One Republican who has not wavered is Senator John McCain of Arizona. “To pull the plug at this particular time, I believe, would be disastrous for the future of this country,” he said on “Meet the Press” on NBC.
The Bush administration has argued that its new plan to withdraw 5,700 troops by year’s end and send home five of 20 combat brigades by July was made possible by some security gains, particularly in Anbar Province and Baghdad and that an earlier departure would have calamitous effects. Democrats insisted today that the Republicans were misrepresenting their efforts.
“We’re not talking about abandoning Iraq,” Senator John Kerry of Massachusetts said on NBC. “We’re talking about changing the mission.”
Mr. Kerry argued, too, that the Iraq war was tying down and weakening American forces, making them less able not more to deal with any Iranian threat.
General Petraeus was asked on Fox about American complaints that Iranians are providing highly lethal weapons and training to Iraqi insurgents.
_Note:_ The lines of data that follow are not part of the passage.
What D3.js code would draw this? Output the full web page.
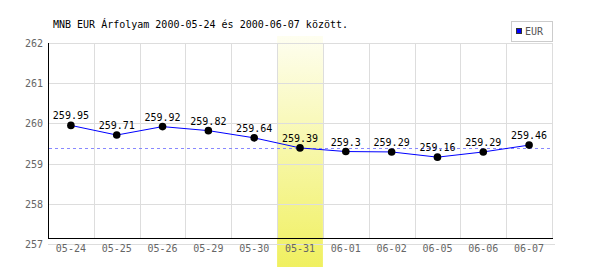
<!DOCTYPE html>
<html>
<head>
<meta charset="utf-8">
<script src="https://cdn.jsdelivr.net/npm/d3@7"></script>
<style>
  body { margin: 0; background: #fff; }
  text { font-family: "DejaVu Sans Mono", monospace; font-size: 10px; }
</style>
</head>
<body>
<svg id="chart" width="600" height="270"></svg>
<script>
// chart data
let dates = ["05-24", "05-25", "05-26", "05-29", "05-30", "05-31", "06-01", "06-02", "06-05", "06-06", "06-07"];
let eur = [259.95, 259.71, 259.92, 259.82, 259.64, 259.39, 259.3, 259.29, 259.16, 259.29, 259.46];
let yTicks = [257, 258, 259, 260, 261, 262];
let highlight = "05-31";
let title = "MNB EUR Árfolyam 2000-05-24 és 2000-06-07 között.";

let svg = d3.select("#chart");

let plotLeft = 48, plotRight = 552, plotTop = 43, plotBottom = 244, axisY = 238;

let x = d3.scaleBand().domain(dates).range([plotLeft, plotRight]);
let y = d3.scaleLinear().domain([257, 262]).range([plotBottom, plotTop]);

// gradient for highlighted day
let grad = svg.append("defs").append("linearGradient")
    .attr("id", "hl").attr("x1", 0).attr("y1", 0).attr("x2", 0).attr("y2", 1);
grad.append("stop").attr("offset", "0%").attr("stop-color", "#fefef0");
grad.append("stop").attr("offset", "100%").attr("stop-color", "#f0f060");

svg.append("rect")
    .attr("x", x(highlight))
    .attr("y", 36)
    .attr("width", x.bandwidth())
    .attr("height", 267 - 36)
    .attr("fill", "url(#hl)");

// grid
svg.append("g").selectAll("line")
    .data(yTicks)
    .enter().append("line")
    .attr("x1", plotLeft)
    .attr("x2", function (d) { return d == 257 ? plotRight + 3 : plotRight; })
    .attr("y1", function (d) { return Math.round(y(d)) + 0.5; })
    .attr("y2", function (d) { return Math.round(y(d)) + 0.5; })
    .attr("stroke", "#dddddd");

svg.append("g").selectAll("line")
    .data(dates)
    .enter().append("line")
    .attr("x1", function (d) { return Math.round(x(d) + x.bandwidth()) + 0.5; })
    .attr("x2", function (d) { return Math.round(x(d) + x.bandwidth()) + 0.5; })
    .attr("y1", plotTop)
    .attr("y2", axisY)
    .attr("stroke", "#dddddd");

// axes lines
svg.append("line")
    .attr("x1", plotLeft + 0.5).attr("x2", plotLeft + 0.5)
    .attr("y1", plotTop).attr("y2", axisY + 1)
    .attr("stroke", "#000");
svg.append("line")
    .attr("x1", plotLeft).attr("x2", plotRight + 1)
    .attr("y1", axisY + 0.5).attr("y2", axisY + 0.5)
    .attr("stroke", "#000");

// y labels
svg.append("g").selectAll("text")
    .data(yTicks)
    .enter().append("text")
    .attr("x", 43)
    .attr("y", function (d) { return y(d) + 4; })
    .attr("text-anchor", "end")
    .attr("fill", "#666")
    .text(function (d) { return d; });

// x labels
svg.append("g").selectAll("text")
    .data(dates)
    .enter().append("text")
    .attr("x", function (d) { return x(d) + x.bandwidth() / 2; })
    .attr("y", 252)
    .attr("text-anchor", "middle")
    .attr("fill", "#666")
    .text(function (d) { return d; });

// reference line at highlighted value
let hv = eur[dates.indexOf(highlight)];
svg.append("line")
    .attr("x1", plotLeft + 1).attr("x2", plotRight)
    .attr("y1", Math.round(y(hv)) + 0.5).attr("y2", Math.round(y(hv)) + 0.5)
    .attr("stroke", "#8888ff")
    .attr("stroke-dasharray", "3,3");

// series
let line = d3.line()
    .x(function (d, i) { return x(dates[i]) + x.bandwidth() / 2; })
    .y(function (d) { return y(d); });

svg.append("path")
    .datum(eur)
    .attr("d", line)
    .attr("fill", "none")
    .attr("stroke", "#0000ff")
    .attr("stroke-width", 1);

svg.append("g").selectAll("circle")
    .data(eur)
    .enter().append("circle")
    .attr("cx", function (d, i) { return x(dates[i]) + x.bandwidth() / 2; })
    .attr("cy", function (d) { return y(d); })
    .attr("r", 3.8)
    .attr("fill", "#000");

svg.append("g").selectAll("text")
    .data(eur)
    .enter().append("text")
    .attr("x", function (d, i) { return x(dates[i]) + x.bandwidth() / 2; })
    .attr("y", function (d) { return y(d) - 6; })
    .attr("text-anchor", "middle")
    .attr("fill", "#000")
    .text(function (d) { return d; });

// title
svg.append("text")
    .attr("x", 53)
    .attr("y", 28)
    .attr("fill", "#000")
    .text(title);

// legend
let lg = svg.append("g");
lg.append("rect")
    .attr("x", 511.5).attr("y", 21.5)
    .attr("width", 41).attr("height", 20)
    .attr("fill", "#fff")
    .attr("stroke", "#cccccc");
lg.append("rect")
    .attr("x", 516.5).attr("y", 28.5)
    .attr("width", 5).attr("height", 5)
    .attr("fill", "#0000ff")
    .attr("stroke", "#333");
lg.append("text")
    .attr("x", 525)
    .attr("y", 35)
    .attr("fill", "#555")
    .text("EUR");
</script>
</body>
</html>
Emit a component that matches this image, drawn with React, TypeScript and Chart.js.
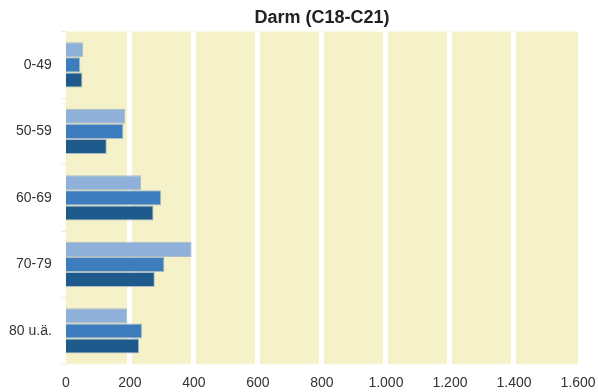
import React, { useEffect, useRef } from "react";
import { Chart, registerables } from "chart.js";

Chart.register(...registerables);

const TITLE = "Darm (C18-C21)";
const categories = ["0-49", "50-59", "60-69", "70-79", "80 u.ä."];
const seriesLight = [54, 185, 235, 393, 192];
const seriesMedium = [45, 180, 298, 308, 238];
const seriesDark = [52, 128, 274, 278, 229];
const X_MAX = 1600;
const X_STEP = 200;

const bgPlugin = {
  id: "plotBg",
  beforeDraw(chart: any) {
    const { ctx, chartArea } = chart;
    if (!chartArea) return;
    ctx.save();
    ctx.fillStyle = "#f5f2c9";
    ctx.fillRect(chartArea.left, chartArea.top, chartArea.right - chartArea.left, chartArea.bottom - chartArea.top);
    ctx.restore();
  },
};

export default function App() {
  const ref = useRef<HTMLCanvasElement | null>(null);
  useEffect(() => {
    if (!ref.current) return;
    const border = "rgba(160,180,200,0.85)";
    const chart = new Chart(ref.current, {
      type: "bar",
      data: {
        labels: categories,
        datasets: [
          { data: seriesLight, backgroundColor: "#8fb0d8", borderColor: border, borderWidth: 1 },
          { data: seriesMedium, backgroundColor: "#3e7dbd", borderColor: border, borderWidth: 1 },
          { data: seriesDark, backgroundColor: "#1f5a8c", borderColor: border, borderWidth: 1 },
        ],
      },
      options: {
        indexAxis: "y",
        animation: false,
        responsive: false,
        maintainAspectRatio: false,
        categoryPercentage: 0.68,
        barPercentage: 1.0,
        layout: { padding: { left: -1, right: 20, top: 0, bottom: -11 } },
        plugins: {
          legend: { display: false },
          tooltip: { enabled: false },
          title: {
            display: true,
            text: TITLE,
            fullSize: false,
            color: "#222",
            font: { family: "'Liberation Sans', Arial, sans-serif", size: 18, weight: "bold" },
            padding: { top: 7, bottom: 3 },
          },
        },
        scales: {
          x: {
            min: 0,
            max: X_MAX,
            afterFit: (s: any) => {
              s.paddingLeft = 0;
              s.paddingRight = 0;
            },
            ticks: {
              stepSize: X_STEP,
              padding: 11,
              color: "#333",
              font: { family: "'Liberation Sans', Arial, sans-serif", size: 14 },
              callback: (v: any) => Number(v).toLocaleString("de-DE"),
            },
            grid: {
              color: "#ffffff",
              lineWidth: (c: any) => (c.index === 0 || c.index === X_MAX / X_STEP ? 0 : 5),
              drawTicks: false,
            },
            border: { display: false },
          },
          y: {
            afterFit: (s: any) => {
              s.paddingTop = 0;
              s.paddingBottom = 0;
            },
            ticks: {
              padding: 10,
              color: "#333",
              font: { family: "'Liberation Sans', Arial, sans-serif", size: 14 },
            },
            grid: {
              drawOnChartArea: false,
              color: "#f1edc0",
              tickLength: 4,
              offset: true,
            },
            border: { display: false },
          },
        },
      },
      plugins: [bgPlugin],
    } as any);
    return () => chart.destroy();
  }, []);
  return (
    <div style={{ position: "fixed", left: 0, top: 0, width: 598, height: 392, background: "#fff" }}>
      <canvas ref={ref} width={598} height={392} style={{ width: 598, height: 392 }} />
    </div>
  );
}
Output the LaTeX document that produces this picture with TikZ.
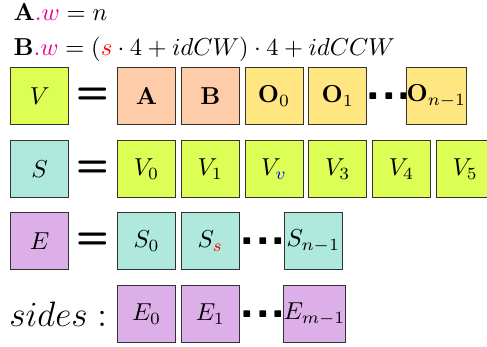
\documentclass[tikz,border=0pt]{standalone}
\usepackage{amsmath}
\usepackage{bm}
\usetikzlibrary{positioning}
\definecolor{vcol}{RGB}{221,255,85}
\definecolor{abcol}{RGB}{255,204,170}
\definecolor{ocol}{RGB}{255,230,128}
\definecolor{scol}{RGB}{175,233,221}
\definecolor{ecol}{RGB}{221,175,233}

\begin{document}
\begin{tikzpicture}[node distance=0.07cm,
  cell/.style={draw=black!80,minimum size=0.83cm,inner sep=0pt},
  eqsign/.style={font=\fontsize{15.5pt}{18pt}\sffamily\bfseries,inner sep=0pt},
  dotsign/.style={font=\huge\sffamily\bfseries,inner sep=0pt}]
\useasboundingbox (0,0) rectangle (6.984,-4.976);
\node[anchor=base west,font=\fontsize{10.3pt}{12pt}\selectfont] (wa) at (0.07,-0.30) {$\mathbf{A}{\color{magenta}.w}=n$};
\node[anchor=base west,font=\fontsize{10.3pt}{12pt}\selectfont] (wb) at (0.07,-0.79) {$\mathbf{B}{\color{magenta}.w}=({\color{red}s}\cdot4+idCW)\cdot4+idCCW$};
% V = A B O ...
\node[cell,fill=vcol] (v) at (0.569,-1.377) {$V$};
\node[eqsign] (eqv) at (1.334,-1.377) {=};
\node[cell,fill=abcol] (a) at (2.102,-1.377) {$\mathbf{A}$};
\node[cell,fill=abcol,right=of a] (b) {$\mathbf{B}$};
\node[cell,fill=ocol,right=of b] (o0) {$\mathbf{O}_0$};
\node[cell,fill=ocol,right=of o0] (o1) {$\mathbf{O}_1$};
\node[dotsign,right=-0.03cm of o1] (odots) {...};
\node[cell,fill=ocol,right=-0.095cm of odots] (on) {$\mathbf{O}_{n-1}$};
% S = V ...
\node[cell,fill=scol] (s) at (0.569,-2.423) {$S$};
\node[eqsign] (eqs) at (1.334,-2.423) {=};
\node[cell,fill=vcol] (v0) at (2.102,-2.423) {$V_0$};
\node[cell,fill=vcol,right=of v0] (v1) {$V_1$};
\node[cell,fill=vcol,right=of v1] (vv) {$V_{\color{blue}v}$};
\node[cell,fill=vcol,right=of vv] (v3) {$V_3$};
\node[cell,fill=vcol,right=of v3] (v4) {$V_4$};
\node[cell,fill=vcol,right=of v4] (v5) {$V_5$};
% E = S ...
\node[cell,fill=ecol] (e) at (0.569,-3.456) {$E$};
\node[eqsign] (eqe) at (1.334,-3.456) {=};
\node[cell,fill=scol] (s0) at (2.102,-3.456) {$S_0$};
\node[cell,fill=scol,right=of s0] (ss) {$S_{\color{red}s}$};
\node[dotsign,right=-0.01cm of ss] (sdots) {...};
\node[cell,fill=scol,right=-0.04cm of sdots] (sn) {$S_{n-1}$};
% sides
\node[cell,fill=ecol] (e0) at (2.102,-4.503) {$E_0$};
\node[font=\Large,anchor=east] (sides) at (1.66,-4.503) {$sides:$};
\node[cell,fill=ecol,right=of e0] (e1) {$E_1$};
\node[dotsign,right=-0.01cm of e1] (edots) {...};
\node[cell,fill=ecol,right=-0.05cm of edots] (em) {$E_{m-1}$};
\end{tikzpicture}
\end{document}
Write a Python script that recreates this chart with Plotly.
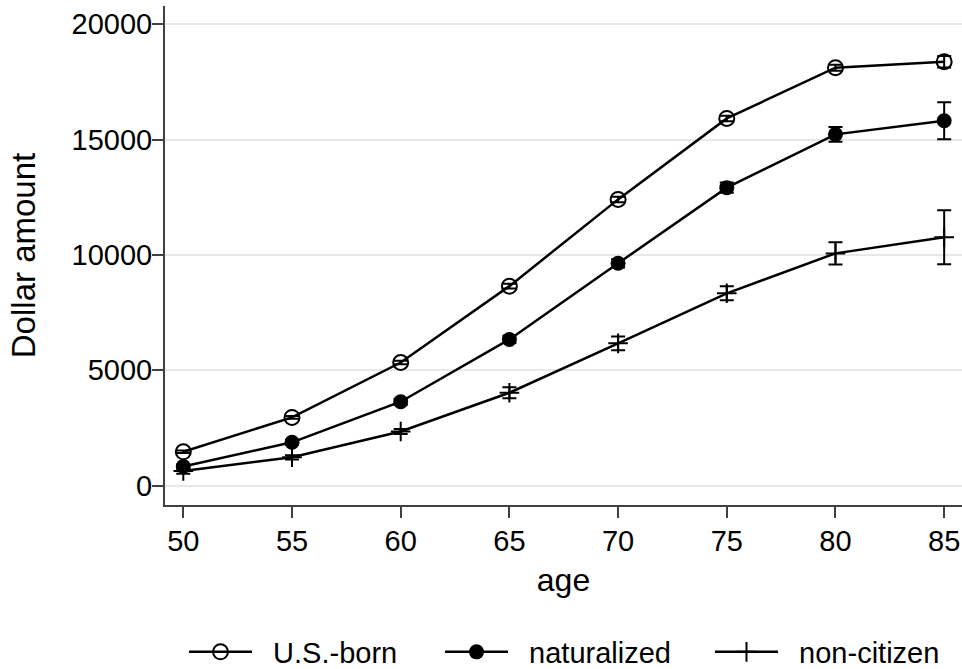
import plotly.graph_objects as go

age = [50, 55, 60, 65, 70, 75, 80, 85]

us_born = [1470, 2960, 5340, 8650, 12410, 15920, 18120, 18380]
us_born_err = [50, 60, 80, 100, 120, 120, 130, 250]

naturalized = [830, 1880, 3640, 6340, 9640, 12920, 15230, 15820]
naturalized_err = [90, 110, 130, 160, 180, 220, 320, 800]

non_citizen = [640, 1230, 2350, 4030, 6170, 8340, 10070, 10770]
non_citizen_err = [120, 90, 110, 240, 300, 300, 480, 1170]

series_names = ["U.S.-born", "naturalized", "non-citizen"]
x_ticks = [50, 55, 60, 65, 70, 75, 80, 85]
y_ticks = [0, 5000, 10000, 15000, 20000]

FONT = "Liberation Sans, Arial, sans-serif"
NB = "\u00a0\u00a0"

fig = go.Figure()

styles = [
    dict(symbol="circle-open", size=15, line=dict(color="black", width=2), color="black"),
    dict(symbol="circle", size=15, color="black", line=dict(color="black", width=0)),
    dict(symbol="cross-thin", size=14, color="black", line=dict(color="black", width=2)),
]
legend_widths = [178, 192, 160]

for name, vals, errs, mk, lw in zip(series_names,
                                     [us_born, naturalized, non_citizen],
                                     [us_born_err, naturalized_err, non_citizen_err],
                                     styles, legend_widths):
    fig.add_trace(go.Scatter(
        x=age, y=vals, name=NB + name, mode="lines+markers",
        line=dict(color="black", width=2.5),
        marker=mk, legendwidth=lw,
        error_y=dict(type="data", array=errs, visible=True,
                     color="black", thickness=2, width=7),
    ))

fig.update_layout(
    width=962, height=669,
    margin=dict(l=165, r=0, t=6, b=164, autoexpand=False),
    paper_bgcolor="white", plot_bgcolor="white",
    font=dict(family=FONT, color="black", size=29),
    showlegend=True,
    legend=dict(orientation="h", x=(184 - 165) / 797, xanchor="left",
                y=(505 - 652) / 499, yanchor="middle",
                font=dict(size=29), itemwidth=63,
                borderwidth=0, bgcolor="rgba(0,0,0,0)"),
)

fig.update_xaxes(
    range=[49.158, 85.82], tickvals=x_ticks, ticktext=[str(v) for v in x_ticks],
    showgrid=False, zeroline=False, automargin=False,
    showline=True, linecolor="#404040", linewidth=2,
    ticks="outside", ticklen=11, tickwidth=2, tickcolor="#404040",
    tickfont=dict(size=29), ticklabelstandoff=-2,
    title=dict(text="age", font=dict(size=32), standoff=13),
)

fig.update_yaxes(
    range=[-837, 20793], tickvals=y_ticks, ticktext=[str(v) for v in y_ticks],
    showgrid=True, gridcolor="#e8e8e8", gridwidth=1.5, zeroline=False, automargin=False,
    showline=True, linecolor="#404040", linewidth=2,
    ticks="outside", ticklen=11, tickwidth=2, tickcolor="#404040",
    tickfont=dict(size=29), ticklabelstandoff=-6,
    title=dict(text="Dollar amount", font=dict(size=33), standoff=26),
)

fig.write_html("out.html")
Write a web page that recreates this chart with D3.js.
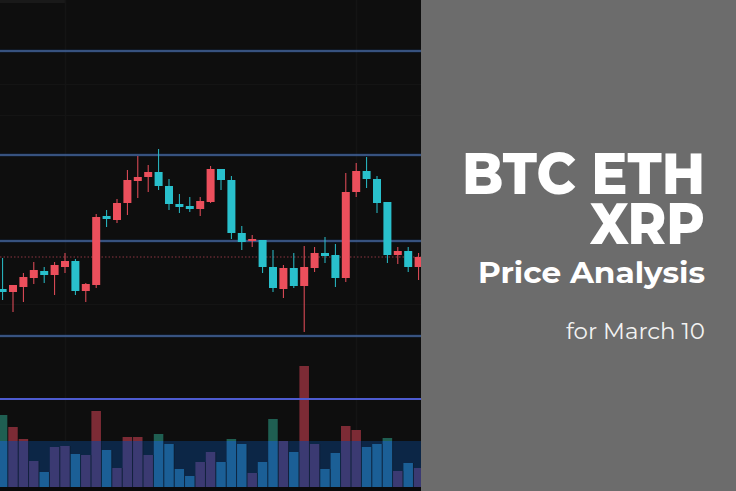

“We believe that we know where some of the training camps are,” the general said, and where weapons were coming from. But he declined to say whether he had been involved in weighing possible attacks on those sites.
Mr. Gates, too, played down speculation that the Bush administration might be contemplating more forceful action against Iran.
“We always say all options are on the table,” Mr. Gates said, “but clearly the diplomatic and economic approach is the one we’re pursuing.”